Manchmal ist es für einen Menschen zu schwierig oder schmerzhaft, mit sich selbst oder seiner Umwelt in Kontakt zu sein.  Dann versuchen Menschen, aus dem Kontakt heraus zu gehen.  

Dazu ein Beispiel, in das sich jeder und jede von uns wohl ganz gut hinein denken kann:

Beim Einkaufen treffen Sie auf eine gute Bekannte.

"Wie geht´s?" fragt diese. 

Sie machen gerade eine schmerzhafte Scheidung durch, Ihr Kind hat Probleme in der Schule. Außerdem ist ihr Konto überzogen und Sie wissen nicht, ob Ihr Geld noch für den Rest des Monats reichen wird. Seit geraumer Zeit fühlen Sie sich traurig, erschöpft und kraftlos, schlafen schlecht und haben dauernd Magenschmerzen.

"Gut!" antworten Sie. 

Es mag gute Gründe geben, dass Sie sich an dieser Stelle entschieden haben, der Bekannten nichts von Ihrem tatsächlichen Zustand zu erzählen, sondern auf der Ebene der höflichen Begrüßungsfloskel bleiben. Es gibt durchaus Situationen, in denen man damit gut fährt.

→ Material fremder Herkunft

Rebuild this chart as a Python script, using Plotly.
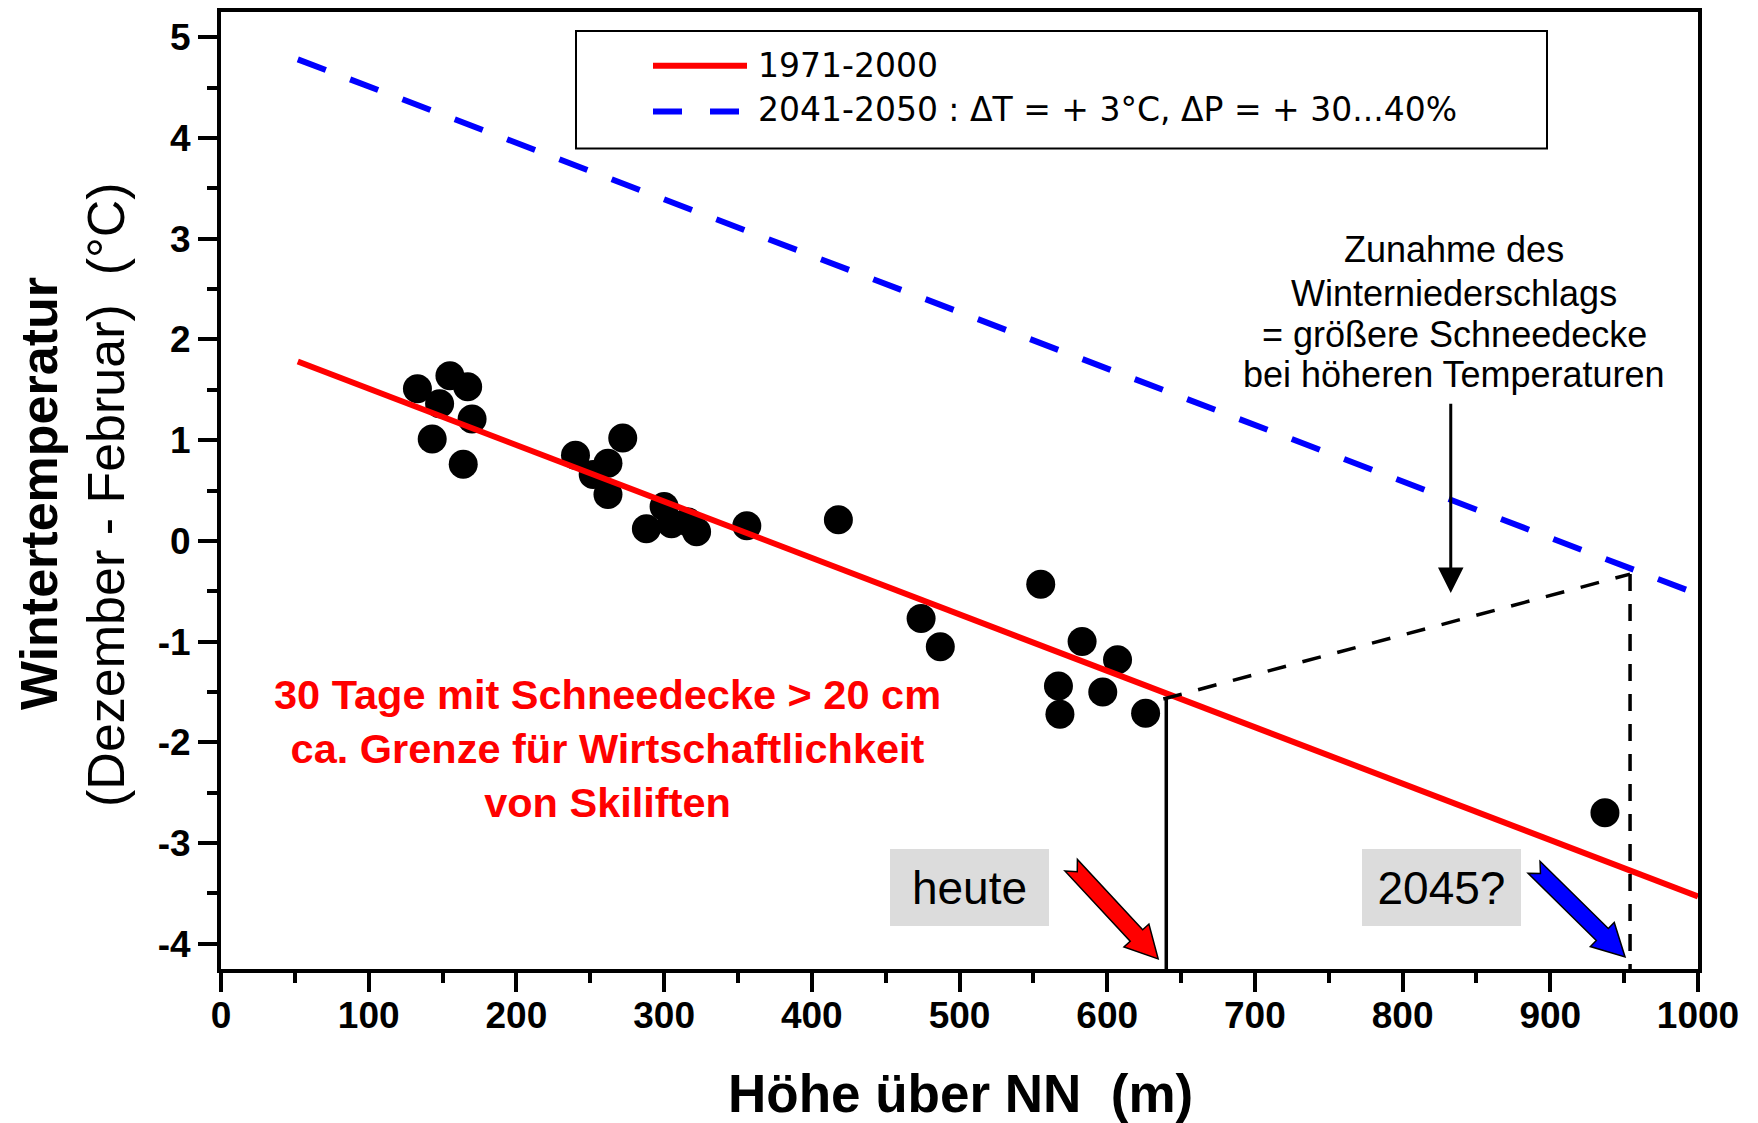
import math
import plotly.graph_objects as go

# ---------------- data ----------------
elevation_m = [133, 155, 167, 148, 170, 143, 164,
               240, 272, 262, 252, 262,
               300, 288, 305, 316, 322, 356, 418,
               474, 487, 555, 583, 607, 567, 597, 568, 626, 937]
winter_temp = [1.51, 1.64, 1.53, 1.36, 1.21, 1.01, 0.76,
               0.85, 1.02, 0.77, 0.66, 0.46,
               0.34, 0.12, 0.17, 0.19, 0.09, 0.15, 0.21,
               -0.77, -1.05, -0.43, -1.00, -1.18, -1.44, -1.50, -1.72, -1.71, -2.70]

trend_x = [52, 1000]
trend_1971_2000 = [1.78, -3.53]
trend_2041_2050 = [4.78, -0.53]

limit_today_x = [640, 640]
limit_today_y = [-4.25, -1.57]
shift_x = [638, 954]
shift_y = [-1.57, -0.33]
limit_future_x = [954, 954]
limit_future_y = [-0.33, -4.25]

x_ticks = [0, 100, 200, 300, 400, 500, 600, 700, 800, 900, 1000]
y_ticks = [-4, -3, -2, -1, 0, 1, 2, 3, 4, 5]
y_ticktext = ["-4", "-3", "-2", "-1", "0", "1", "2", "3", "4", "5"]

legend_labels = ["1971-2000", "2041-2050 : \u0394T = + 3\u00b0C, \u0394P = + 30...40%"]

arrow_today = {"tail": [575.6, -3.22], "tip": [634.5, -4.15]}
arrow_future = {"tail": [889.0, -3.24], "tip": [950.6, -4.13]}
precip_arrow = {"from": [832.6, 1.375], "to": [832.6, -0.517]}

note_lines = ["Zunahme des", "Winterniederschlags", "= gr\u00f6\u00dfere Schneedecke",
              "bei h\u00f6heren Temperaturen"]
note_y = [2.89, 2.46, 2.05, 1.65]

# ---------------- layout constants ----------------
W, H = 1758, 1123
ML, MR, MT, MB = 221, 60, 8, 154
XR = [0, 1000]
YR = [-4.25, 5.25]
PW = W - ML - MR
PH = H - MT - MB
SX = PW / (XR[1] - XR[0])
SY = PH / (YR[1] - YR[0])

ARIAL = "Liberation Sans, Arial, sans-serif"
WIDE = "DejaVu Sans, Verdana, sans-serif"


def px_to_paper(px, py):
    return (px - ML) / PW, (MT + PH - py) / PH


def block_arrow(tail, tip, w=8.5, hw=17, hl=32, nd=9):
    # compute in pixel space, return svg path in data coords
    tx, ty = tail[0] * SX, -tail[1] * SY
    px_, py_ = tip[0] * SX, -tip[1] * SY
    dx, dy = px_ - tx, py_ - ty
    L = math.hypot(dx, dy)
    ux, uy = dx / L, dy / L
    nx, ny = -uy, ux
    pts_local = [(0, w), (nd, 0), (0, -w), (L - hl, -w), (L - hl, -hw), (L, 0),
                 (L - hl, hw), (L - hl, w)]
    pts = []
    for a, b in pts_local:
        X = tx + a * ux + b * nx
        Y = ty + a * uy + b * ny
        pts.append((X / SX, -Y / SY))
    return "M " + " L ".join(f"{x:.3f},{y:.4f}" for x, y in pts) + " Z"


fig = go.Figure()

fig.add_trace(go.Scatter(x=elevation_m, y=winter_temp, mode="markers",
                         marker=dict(size=29, color="black", line=dict(width=0)),
                         showlegend=False, cliponaxis=False))
fig.add_trace(go.Scatter(x=trend_x, y=trend_2041_2050, mode="lines",
                         line=dict(color="#0000ff", width=6, dash="30px,26px"),
                         showlegend=False))
fig.add_trace(go.Scatter(x=trend_x, y=trend_1971_2000, mode="lines",
                         line=dict(color="#ff0000", width=6),
                         showlegend=False))
fig.add_trace(go.Scatter(x=limit_today_x, y=limit_today_y, mode="lines",
                         line=dict(color="black", width=3.5), showlegend=False))
fig.add_trace(go.Scatter(x=shift_x, y=shift_y, mode="lines",
                         line=dict(color="black", width=3.5, dash="19px,17px"),
                         showlegend=False))
fig.add_trace(go.Scatter(x=limit_future_x, y=limit_future_y, mode="lines",
                         line=dict(color="black", width=3.5, dash="17px,13px"),
                         showlegend=False))

shapes = []
# block arrows
shapes.append(dict(type="path", xref="x", yref="y",
                   path=block_arrow(arrow_today["tail"], arrow_today["tip"]),
                   fillcolor="#ff0000", line=dict(color="black", width=1.5)))
shapes.append(dict(type="path", xref="x", yref="y",
                   path=block_arrow(arrow_future["tail"], arrow_future["tip"]),
                   fillcolor="#0000ff", line=dict(color="black", width=1.5)))

# manual legend
lx0, ly0 = px_to_paper(576, 27)
lx1, ly1 = px_to_paper(1547, 145)
shapes.append(dict(type="rect", xref="paper", yref="paper", x0=lx0, x1=lx1, y0=ly1, y1=ly0,
                   line=dict(color="black", width=2), fillcolor="white", layer="above"))
sx0, sy_red = px_to_paper(653, 62)
sx1, _ = px_to_paper(747, 62)
_, sy_blue = px_to_paper(653, 108)
shapes.append(dict(type="line", xref="paper", yref="paper", x0=sx0, x1=sx1, y0=sy_red, y1=sy_red,
                   line=dict(color="#ff0000", width=6), layer="above"))
shapes.append(dict(type="line", xref="paper", yref="paper", x0=sx0, x1=sx1, y0=sy_blue, y1=sy_blue,
                   line=dict(color="#0000ff", width=6, dash="29px,28px"), layer="above"))

annotations = []
tx_leg, _ = px_to_paper(756, 0)
for lab, py in zip(legend_labels, [62, 106]):
    _, yy = px_to_paper(0, py)
    annotations.append(dict(xref="paper", yref="paper", x=tx_leg, y=yy, text=lab,
                            showarrow=False, xanchor="left", yanchor="middle",
                            font=dict(family=WIDE, size=33, color="black")))

# axis titles
ax_, ay_ = px_to_paper(960, 1094)
annotations.append(dict(xref="paper", yref="paper", x=ax_, y=ay_,
                        text="H\u00f6he \u00fcber NN  (m)", showarrow=False,
                        xanchor="center", yanchor="middle",
                        font=dict(family=ARIAL, size=53, color="black", weight="bold")))
bx, by = px_to_paper(39, 492)
annotations.append(dict(xref="paper", yref="paper", x=bx, y=by, text="Wintertemperatur",
                        showarrow=False, textangle=-90, xanchor="center", yanchor="middle",
                        font=dict(family=ARIAL, size=52, color="black", weight="bold")))
rx, ry = px_to_paper(106, 493)
annotations.append(dict(xref="paper", yref="paper", x=rx, y=ry,
                        text="(Dezember - Februar)  (\u00b0C)",
                        showarrow=False, textangle=-90, xanchor="center", yanchor="middle",
                        font=dict(family=ARIAL, size=52, color="black")))

# red note
annotations.append(dict(xref="x", yref="y", x=261.4, y=-2.06,
                        text="30 Tage mit Schneedecke > 20 cm<br>ca. Grenze f\u00fcr Wirtschaftlichkeit<br>von Skiliften",
                        showarrow=False, align="center", xanchor="center", yanchor="middle",
                        font=dict(family=ARIAL, size=41.5, color="#ff0000", weight="bold")))

# precipitation note
for line, yv in zip(note_lines, note_y):
    annotations.append(dict(xref="x", yref="y", x=835, y=yv, text=line, showarrow=False,
                            xanchor="center", yanchor="middle",
                            font=dict(family=ARIAL, size=36, color="black")))
annotations.append(dict(xref="x", yref="y", axref="x", ayref="y",
                        x=precip_arrow["to"][0], y=precip_arrow["to"][1],
                        ax=precip_arrow["from"][0], ay=precip_arrow["from"][1],
                        text="", showarrow=True, arrowhead=2, arrowsize=1.7,
                        arrowwidth=3, arrowcolor="black", standoff=0))

# grey labels
for txt, xv in [("heute", 507.1), ("2045?", 826.1)]:
    annotations.append(dict(xref="x", yref="y", x=xv, y=-3.444, text=txt, showarrow=False,
                            xanchor="center", yanchor="middle", width=159, height=77,
                            bgcolor="#dcdcdc", borderpad=0, borderwidth=0,
                            font=dict(family=ARIAL, size=46, color="black")))

tickfont = dict(family=ARIAL, size=37, color="black", weight="bold")

fig.update_layout(
    width=W, height=H,
    margin=dict(l=ML, r=MR, t=MT, b=MB, pad=0),
    paper_bgcolor="white", plot_bgcolor="white",
    showlegend=False,
    shapes=shapes, annotations=annotations,
    xaxis=dict(range=XR, tickvals=x_ticks, ticktext=[str(v) for v in x_ticks],
               ticks="outside", ticklen=19, tickwidth=4, tickcolor="black",
               ticklabelstandoff=-8,
               showline=True, linewidth=4, linecolor="black", mirror=True,
               showgrid=False, zeroline=False, tickfont=tickfont,
               minor=dict(tickvals=[50, 150, 250, 350, 450, 550, 650, 750, 850, 950],
                          ticks="outside", ticklen=10, tickwidth=4, tickcolor="black",
                          showgrid=False)),
    yaxis=dict(range=YR, tickvals=y_ticks, ticktext=y_ticktext,
               ticks="outside", ticklen=19, tickwidth=4, tickcolor="black",
               showline=True, linewidth=4, linecolor="black", mirror=True,
               showgrid=False, zeroline=False, tickfont=tickfont,
               minor=dict(tickvals=[-3.5, -2.5, -1.5, -0.5, 0.5, 1.5, 2.5, 3.5, 4.5],
                          ticks="outside", ticklen=10, tickwidth=4, tickcolor="black",
                          showgrid=False)),
)

fig.write_html("out.html")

Falls Sie sich aber zu keiner Zeit in der Lage fühlen, einem auch noch so vertrauten und nahestehenden Menschen etwas von sich mitzuteilen, das über reine Höflichkeitsfloskeln hinaus geht, dann haben Sie möglicherweise ein Kontakt-Problem.

 

Ein anderes Beispiel:

Frau Freundlich leidet unter "Essentieller Hypertonie". Das ist eine Bluthochdruckerkrankung, bei welcher Ärzte keine zugrunde liegende körperliche Ursache finden können. Der Hausarzt von Frau Freundlich hat ihr eine Psychotherapie empfohlen mit dem Hinweis, dass ihr Bluthochdruck eine seelische Ursache haben könnte. 

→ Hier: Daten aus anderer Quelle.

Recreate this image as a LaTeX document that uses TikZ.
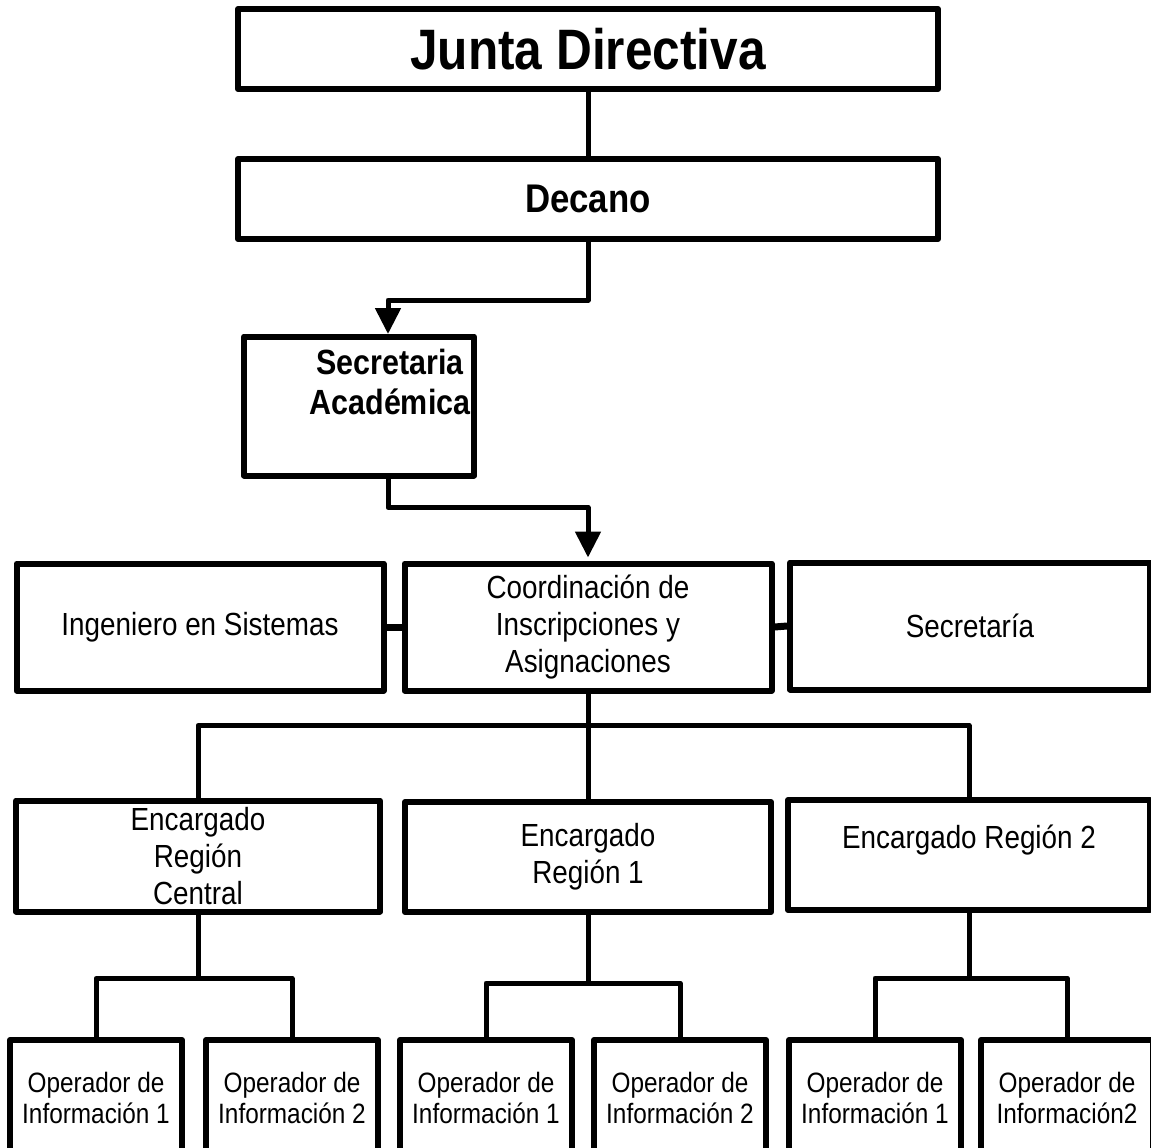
\documentclass[tikz,border=0pt]{standalone}
\usepackage{fontspec}
\setmainfont{Liberation Sans}[FakeStretch=0.87]
\usetikzlibrary{arrows.meta,calc}
\begin{document}
\begin{tikzpicture}[x=1pt,y=-1pt,
  box/.style={draw, line width=6pt, rectangle, inner sep=0pt, align=center, line join=round},
  reg/.style={font=\fontsize{32}{37}\selectfont},
  op/.style={font=\fontsize{28}{31}\selectfont, minimum width=172pt, minimum height=116pt},
  conn/.style={line width=5pt, line join=round},
  tip/.style={-{Triangle[length=26pt,width=25pt]}, shorten >=3pt}]
\useasboundingbox (0,0) rectangle (1151,1148);
\clip (0,0) rectangle (1151,1148);
% level 1-2
\node[box, minimum width=700pt, minimum height=80pt, font=\bfseries\fontsize{57}{60}\selectfont] (junta) at (588,49) {Junta Directiva};
\node[box, minimum width=700pt, minimum height=80pt, font=\bfseries\fontsize{40}{44}\selectfont] (decano) at (588,199) {Decano};
\node[box, minimum width=230pt, minimum height=139pt,
  label={[font=\bfseries\fontsize{35}{40}\selectfont, align=center, xshift=31pt, yshift=24pt]center:{Secretaria\\Académica}}] (secr) at (359,406) {};
\coordinate (sIn) at (388,337);
% level 3
\node[box, reg, minimum width=367pt, minimum height=127pt] (ing) at (200,627) {Ingeniero en Sistemas};
\node[box, reg, minimum width=367pt, minimum height=127pt] (coord) at (588,627) {Coordinación de\\Inscripciones y\\Asignaciones};
\node[box, reg, minimum width=360pt, minimum height=127pt] (sec) at (970,626) {Secretaría};
% level 4
\node[box, reg, minimum width=364pt, minimum height=111pt] (cen) at (198,856) {Encargado\\Región\\Central};
\node[box, reg, minimum width=366pt, minimum height=110pt] (r1) at (588,857) {Encargado\\Región 1};
\node[box, reg, minimum width=362pt, minimum height=110pt] (r2) at (969,855) {Encargado Región 2\\\mbox{}};
% level 5
\node[box, op] (o1) at (96,1098) {Operador de\\Información 1};
\node[box, op] (o2) at (292,1098) {Operador de\\Información 2};
\node[box, op] (o3) at (486,1098) {Operador de\\Información 1};
\node[box, op] (o4) at (680,1098) {Operador de\\Información 2};
\node[box, op] (o5) at (875,1098) {Operador de\\Información 1};
\node[box, op] (o6) at (1067,1098) {Operador de\\Información2};
% connectors
\draw[conn] (junta.south) -- (decano.north);
\draw[conn, tip] (decano.south) -- ++(0,58) -| (sIn);
\draw[conn, tip] (secr.south -| sIn) -- ++(0,29) -| (coord.north);
\draw[conn, line width=7pt] (ing.east) -- (coord.west);
\draw[conn, line width=7pt] (coord.east) -- (sec.west);
\draw[conn] (coord.south) -- ++(0,32) coordinate (bus);
\draw[conn] (cen.north) |- (bus) -| (r2.north);
\draw[conn] (r1.north) -- (r1.north |- bus);
\draw[conn] (cen.south) -- ++(0,64) coordinate (b1);
\draw[conn] (o1.north) |- (b1) -| (o2.north);
\draw[conn] (r1.south) -- ++(0,68) coordinate (b2);
\draw[conn] (o3.north) |- (b2) -| (o4.north);
\draw[conn] (r2.south) -- ++(0,65) coordinate (b3);
\draw[conn] (o5.north) |- (b3) -| (o6.north);
\end{tikzpicture}
\end{document}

Frau Freundlich hat einen anspruchsvollen Beruf, einen fürsorglich-autoritären Ehemann und eine pubertierende Tochter. Sowohl im Beruf als auch in Haushalt und Familie gibt sie stets "ihr Bestes", wie sie sagt. Zusätzlich engagiert sie sich noch in ihrer Kirchengemeinde und leitet einen Lesekreis in der Altenhilfe. Im Schlaf knirscht sie mit den Zähnen. Und wenn ihr einmal etwas tatsächlich oder scheinbar misslingt, dann kann sie sich dadurch völlig aus dem Gleichgewicht geworfen fühlen. 

Wenn jemand sie um eine Gefälligkeit bittet, sagt sie niemals Nein. 

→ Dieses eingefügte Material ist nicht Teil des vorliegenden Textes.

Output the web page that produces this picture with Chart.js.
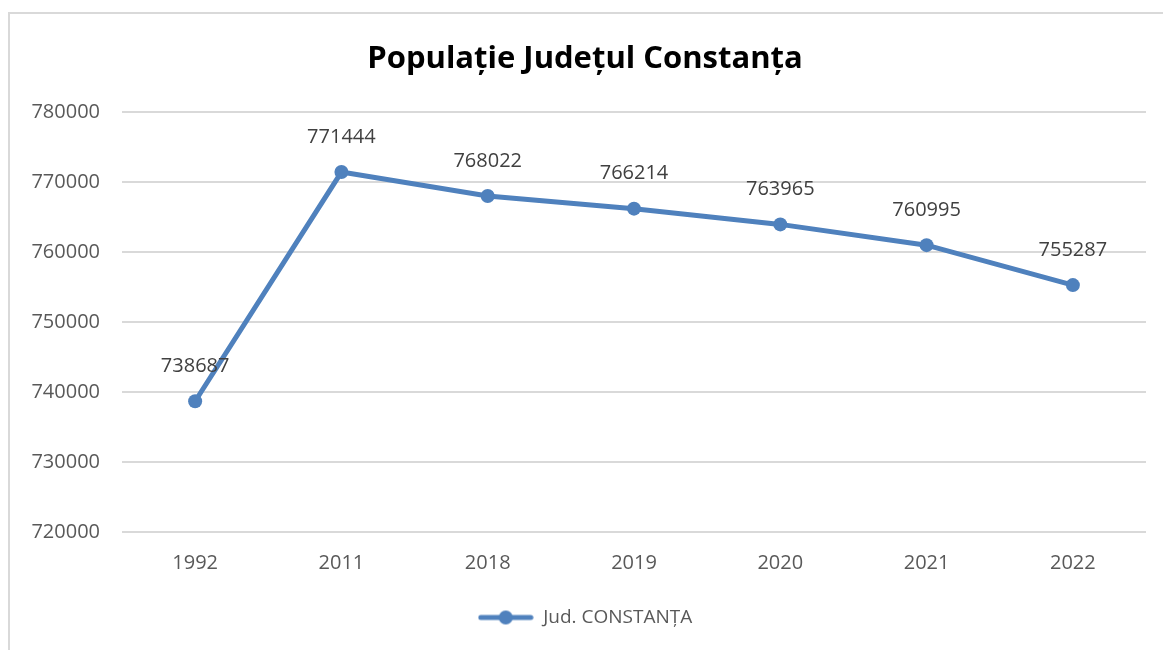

Die Frage danach, was sie selbst sich für ihr Leben wünscht, was ihr gut tut oder Freude machen würde, bringt sie vollkommen aus ihrem (starren) Konzept. Es gelingt ihr nicht, eine Antwort zu finden. Schließlich schiebt sie die Frage mit einer leichten Handbewegung weg: "Ach, ich brauche nichts. Ich bin glücklich, wenn es anderen gut geht."

Frau Freundlich hat auch ein Kontakt-Problem. Sie hat, dadurch dass sie buchstäblich im Einsatz für ihre Arbeit und für andere Menschen "auf geht" womöglich den Kontakt zu sich selbst verloren.

 

5. Begriff: Prozess

Der "Prozess" in der Gestalttherapie ist die Fähigkeit des Menschen, flexibel mit der "Kontaktgrenze" umgehen zu können. 

Im Beispiel von Frau Fröhlich wäre es ein für das Wohlbefinden der Patienten förderlicher "Prozess", wenn es ihr gelänge, nicht ausschließlich im Dienst an Anderen und den eigenen Aufgaben "auf"zugehen, sondern manchmal auch die Grenze schließen zu können und beispielsweise zu Aufforderungen aus der Umwelt Nein zu sagen. Diese Flexibilität hat Frau Freundlich aktuell nicht. Sie kennt nur eine Bewegung, das "Auf"gehen in scheinbar grenzenloser Erfüllung ihrer Pflichten und Aufgaben. Sie kann noch nicht die "Grenze" ihrer Leistungsfähigkeit erkennen um auch für ihr eigenes Wohlbefinden zu sorgen.

Im Idealbild ist die Grenze zwischen einem Menschen und seiner Umwelt "semi-permeabel"; das heißt "halb-durchlässig". Unsere Körperzellen haben zum Beispiel solche semi-permeablen Grenzen. So können alle wichtigen Nährstoffe in die Zelle hineingelangen und Abfallstoffe können aus der Zelle heraustransportiert werden: Die Zelle ist im Kontakt mit ihrer Umwelt bei gleichzeitiger Beibehaltung ihrer Zell-Grenze.

Ein Mensch ist  aus der Sicht der Gestalttherapie eine Einheit oder Ganzheit mit Grenzen zu seiner Umwelt. Wenn ein Mensch seine Grenzen flexibel und angemessen öffnen oder auch wieder schließen kann, dann ist er in gutem "Kontakt" mit sich selbst und der Umwelt - daraus folgt, dass er, wie eine einzelne (Körper-)Zelle mit ihrer semi-permeablen Zellgrenze, lebendig, selbst-bewusst und in diesem Sinn auch  "gesund"  sein kann.